Samedi 27 juillet 1918
Pas une goutte d’eau depuis des semaines ; la terre est dure comme un roc ; les près grillés semblent des chaumes ; on ne pourra nourrir les bestiaux. Il faudra en sacrifier beaucoup ; plus tard, il y aura pénurie, on manquera de viande et de lait. En attendant, c’est la disette des légumes dont les prix montent chaque jour ; presque point de fruits, non plus ; les plus mauvais valent plus que primeurs en hiver. Ménagères et marchandes se querellent, bataillent. Parmi les acheteuses, les unes ont recours à la police pour se faire servir à la taxe ; d’autres surenchérissent pour s’assurer les produits. Quelques-unes, telles que moi, louvoient entre les écueils pour rapporter, sans tempête, un maigre butin.
On perd des heures à attendre le pain, à guêter (sic) les laitières. L’existence est un problème difficile.
J’ai découvert un bon moyen pour calmer l’effervescence populaire les jours de disette.
« Pas de pain ? On ravitaille la [troupe ?].
– Ah bon !
– Point de patates ? On les a réquisitionnées pour servir d’abord les soldats.
– On a raison.
– Plus de lait ? Il est arrivé des blessés cette nuit. On l’a pris pour eux.
– Pour sûr qu’ils passent les premiers. »

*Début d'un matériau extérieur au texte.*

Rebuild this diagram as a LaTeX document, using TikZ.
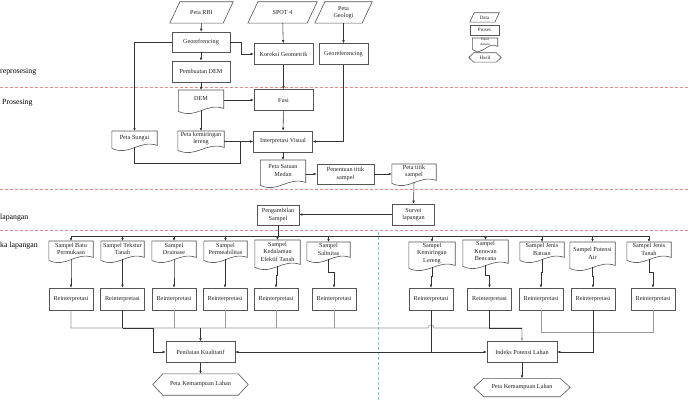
\documentclass[tikz,border=0pt]{standalone}
\usepackage{fontspec}
\setmainfont{Liberation Serif}
\usetikzlibrary{calc,arrows.meta}
\definecolor{bx}{HTML}{555555}
\definecolor{lnc}{HTML}{333333}
\definecolor{lgc}{HTML}{9A9A9A}
\definecolor{tx}{HTML}{222222}
\definecolor{rdc}{HTML}{E88A8A}
\definecolor{cyc}{HTML}{7FC8D8}
\newcommand\fs{\fontsize{6.2}{7.6}\selectfont}
\tikzset{
  box/.style={draw=bx, line width=0.6pt, inner sep=0pt, align=center, font=\fs, text=tx},
  plain/.style={draw=none, inner sep=0pt, align=center, font=\fs, text=tx},
  boxline/.style={draw=bx, line width=0.6pt},
  ln/.style={draw=lnc, line width=0.55pt},
  lng/.style={draw=lgc, line width=0.6pt},
  arr/.style={ln, -{Latex[length=3pt,width=2.6pt]}},
  arrg/.style={lng, -{Latex[length=3pt,width=2.6pt]}},
  divider/.style={draw=rdc, line width=0.5pt, dash pattern=on 3pt off 2pt},
  side/.style={anchor=west, inner sep=0pt, font=\fontsize{7.8}{9}\selectfont, text=black},
}
\newcommand\docnode[7][]{%
  \node[plain, anchor=north, minimum width=#5pt, minimum height=#6pt, #1] (#2) at (#3,#4) {#7};
  \draw[boxline] (#2.north west) -- (#2.north east) -- ($(#2.south east)+(0pt,-1pt)$)
    .. controls ($(#2.south west)!0.6!(#2.south east)+(0pt,5pt)$) and ($(#2.south west)!0.4!(#2.south east)+(0pt,-12pt)$)
    .. ($(#2.south west)+(0pt,-4pt)$) -- cycle;}
\newcommand\paranode[7][]{%
  \node[plain, minimum width=#5pt, minimum height=#6pt, #1] (#2) at (#3,#4) {#7};
  \draw[boxline] (#2.south west) -- ($(#2.north west)+({#6*0.48pt},0pt)$) -- (#2.north east)
    -- ($(#2.south east)+({-#6*0.48pt},0pt)$) -- cycle;}
\newcommand\hexnode[8][]{%
  \node[plain, minimum width=#5pt, minimum height=#6pt, #1] (#2) at (#3,#4) {#8};
  \draw[boxline] (#2.west) -- ($(#2.north west)+(#7pt,0pt)$) -- ($(#2.north east)+(-#7pt,0pt)$)
    -- (#2.east) -- ($(#2.south east)+(-#7pt,0pt)$) -- ($(#2.south west)+(#7pt,0pt)$) -- cycle;}
\begin{document}
\begin{tikzpicture}[x=1pt,y=-1pt]
\useasboundingbox (0,0) rectangle (690,401);
\fill[white] (0,0) rectangle (690,401);

% dividers
\draw[divider] (0,87) -- (690,87);
\draw[divider] (0,189) -- (690,189);
\draw[divider] (0,230) -- (690,230);
\draw[draw=cyc, line width=0.5pt, dash pattern=on 3pt off 2pt] (378,232) -- (378,401);

% side labels
\node[side] (lab1) at (0,72) {reprosesing};
\node[side] (lab2) at (2,103) {Prosesing};
\node[side] (lab3) at (0,218) {lapangan};
\node[side] (lab4) at (0,246) {ka lapangan};

% top inputs
\paranode{rbi}{201.5}{12.5}{63}{21}{Peta RBI}
\paranode{spot}{282.5}{12.5}{69}{21}{SPOT 4}
\paranode{geo}{343.5}{12.5}{57}{21}{Peta\\Geologi}

\node[box, minimum width=58pt, minimum height=20pt] (georef) at (201,42) {Georefrencing};
\node[box, minimum width=59pt, minimum height=21pt] (kor) at (283.5,54) {Koreksi Geometrik};
\node[box, minimum width=49pt, minimum height=21pt] (georef2) at (343.5,54) {Georeferencing};
\node[box, minimum width=58pt, minimum height=21pt] (demp) at (201,71.5) {Pembuatan DEM};

\docnode{dem}{201}{90}{45}{17}{DEM}
\node[box, minimum width=59pt, minimum height=21pt] (fusi) at (283.5,100) {Fusi};
\docnode{sungai}{134.5}{131}{45}{13}{Peta Sungai}
\docnode{lereng}{201}{131}{46}{15}{Peta kemiringan\\lereng}
\node[box, minimum width=59pt, minimum height=21pt] (iv) at (283,141.5) {Interpretasi Visual};
\docnode{psm}{283}{160}{45}{21}{Peta Satuan\\Medan}
\node[box, minimum width=57pt, minimum height=20pt] (pts) at (345.5,174) {Penentuan titik\\sampel};
\docnode{ptk}{414}{164}{44}{15}{Peta titik\\sampel}
\node[box, minimum width=42pt, minimum height=21pt] (survei) at (413.5,214.5) {Survei\\lapangan};
\node[box, minimum width=42pt, minimum height=20pt] (ambil) at (278,215) {Pengambilan\\Sampel};

% legend
\paranode[font=\fontsize{5}{6}\selectfont]{lgdata}{484.5}{17.5}{29}{9}{Data}
\node[box, minimum width=29pt, minimum height=10pt, font=\fontsize{5}{6}\selectfont] (lgproses) at (484.5,30) {Proses};
\docnode[font=\fontsize{3.6}{4.2}\selectfont]{lgantara}{485}{38}{25}{7}{Hasil\\Antara}
\hexnode[font=\fontsize{5}{6}\selectfont]{lghasil}{485}{57.5}{32}{9}{5}{Hasil}

% samples
\docnode{s1}{71}{241}{44}{15}{Sampel Batu\\Permukaan}
\docnode{s2}{122.5}{241}{43}{15}{Sampel Tekstur\\Tanah}
\docnode{s3}{174}{241}{44}{15}{Sampel\\Drainase}
\docnode{s4}{225.5}{241}{43}{15}{Sampel\\Permeabilitas}
\docnode{s5}{277.5}{240}{45}{23}{Sampel\\Kedalaman\\Efektif Tanah}
\docnode{s6}{328.5}{242}{43}{14}{Sampel\\Salinitas}
\docnode{s7}{432}{242}{46}{22}{Sampel\\Kemiringan\\Lereng}
\docnode{s8}{485.5}{240}{45}{22}{Sampel\\Kerawan\\Bencana}
\docnode{s9}{542}{242}{44}{14}{Sampel Jenis\\Batuan}
\docnode{s10}{592.5}{242}{45}{22}{Sampel Potensi\\Air}
\docnode{s11}{649}{242}{44}{14}{Sampel Jenis\\Tanah}

\foreach \i/\x in {1/71,2/122.5,3/174,4/225,5/276,6/334,7/431,8/489.5,9/541,10/593,11/653}{
  \node[box, minimum width=44pt, minimum height=22pt] (r\i) at (\x,299) {Reinterpretasi};
}

\node[box, minimum width=69pt, minimum height=21pt] (pk) at (200.5,352) {Penilaian Kualitatif};
\node[box, minimum width=70pt, minimum height=21pt] (ipl) at (522,352) {Indeks Potensi Lahan};
\hexnode{hex1}{200.5}{384.5}{95}{21}{10}{Peta Kemampuan Lahan}
\hexnode{hex2}{522}{387.5}{96}{18}{10}{Peta Kemampuan Lahan}

% helper coordinates
\coordinate (j1) at (240,163);
\coordinate (busy) at (0,236);
\coordinate (ya) at (0,328);
\coordinate (yb) at (0,332);
\coordinate (hopL) at ($(r7.south |- ya)+(-3pt,0pt)$);
\coordinate (hopR) at ($(r7.south |- ya)+(3pt,0pt)$);

% connectors top
\draw[arr] (rbi) -- (georef);
\draw[arr] (georef) -- (demp);
\draw[arr] (georef.east) -- ++(11,0) |- (kor.west);
\draw[arr] (georef.west) -| (sungai.north);
\draw[arr] (spot) -- (kor);
\draw[arr] (geo) -- (georef2);
\draw[arr] (kor) -- (fusi);
\draw[arr] (demp) -- (dem);
\draw[arr] (dem.east |- fusi.west) -- (fusi.west);
\draw[arr] ($(dem.south)+(0pt,-3pt)$) -- (lereng.north);
\draw[arr] (fusi) -- (iv);
\draw[arr] (lereng.east |- iv.west) -- (iv.west);
\draw[ln] ($(sungai.south)+(0pt,-3pt)$) |- (j1) -- (j1 |- iv.west);
\draw[arr] (georef2.south) |- (iv.east);
\draw[arr] (iv) -- (psm);
\draw[arr] (pts.west -| psm.east) -- (pts.west);
\draw[arr] (pts.east) -- (pts.east -| ptk.west);
\draw[arr] ($(ptk.south)+(0pt,-3pt)$) -- (survei.north);
\draw[arr] (survei.west) -- (survei.west -| ambil.east);

% bus to samples
\draw[ln] (ambil.south) -- (ambil.south |- busy);
\draw[ln] (s1.north |- busy) -- (s11.north |- busy);
\foreach \i in {1,...,11}{
  \draw[arr] (s\i.north |- busy) -- (s\i.north);
  \draw[arr] ($(s\i.south)+(0pt,-3pt)$) |- ($(s\i.south)!.5!(r\i.north)$) -| (r\i.north);
}

% bottom collection
\draw[arrg] (r1.south) -- (r1.south |- ya) -- (hopL) .. controls ($(hopL)+(0pt,4pt)$) and ($(hopR)+(0pt,4pt)$) .. (hopR) -- (ipl.north |- ya) -- (ipl.north);
\foreach \i in {3,4,5,6}{ \draw[lng] (r\i.south) -- (r\i.south |- ya); }
\draw[ln] (r2.south) -- (r2.south |- ya);
\draw[arr] (r2.south |- ya) -| ($(pk.west)+(-12pt,0pt)$) -- (pk.west);
\draw[arr] (pk.north |- ya) -- (pk.north);
\draw[ln] (r8.south) -- (r8.south |- ya) -- (ipl.north |- ya);
\draw[arr] (r7.south) -- (r7.south |- pk.east) -- (pk.east);
\draw[arr] (r7.south |- ipl.west) -- (ipl.west);
\draw[lng] (r9.south) -- (r9.south |- yb) -- (r11.south |- yb) -- (r11.south);
\draw[arr] (r10.south) |- (ipl.east);
\draw[arr] (pk) -- (hex1);
\draw[arr] (ipl) -- (hex2);
\end{tikzpicture}
\end{document}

Les furieux sont transformés en résignés par ces mots magiques : « C’est pour nos soldats. »
Paysanne qui refuse de vendre un panier d’œufs à la taxe. Une acheteuse va chercher un sergent de ville ; furieuse, la paysanne met les pieds dans le panier, écrase les œufs pour que nul n’en profite et dégoutante de jaune est menée au poste.
Les petites claires – La réfugiée musicienne.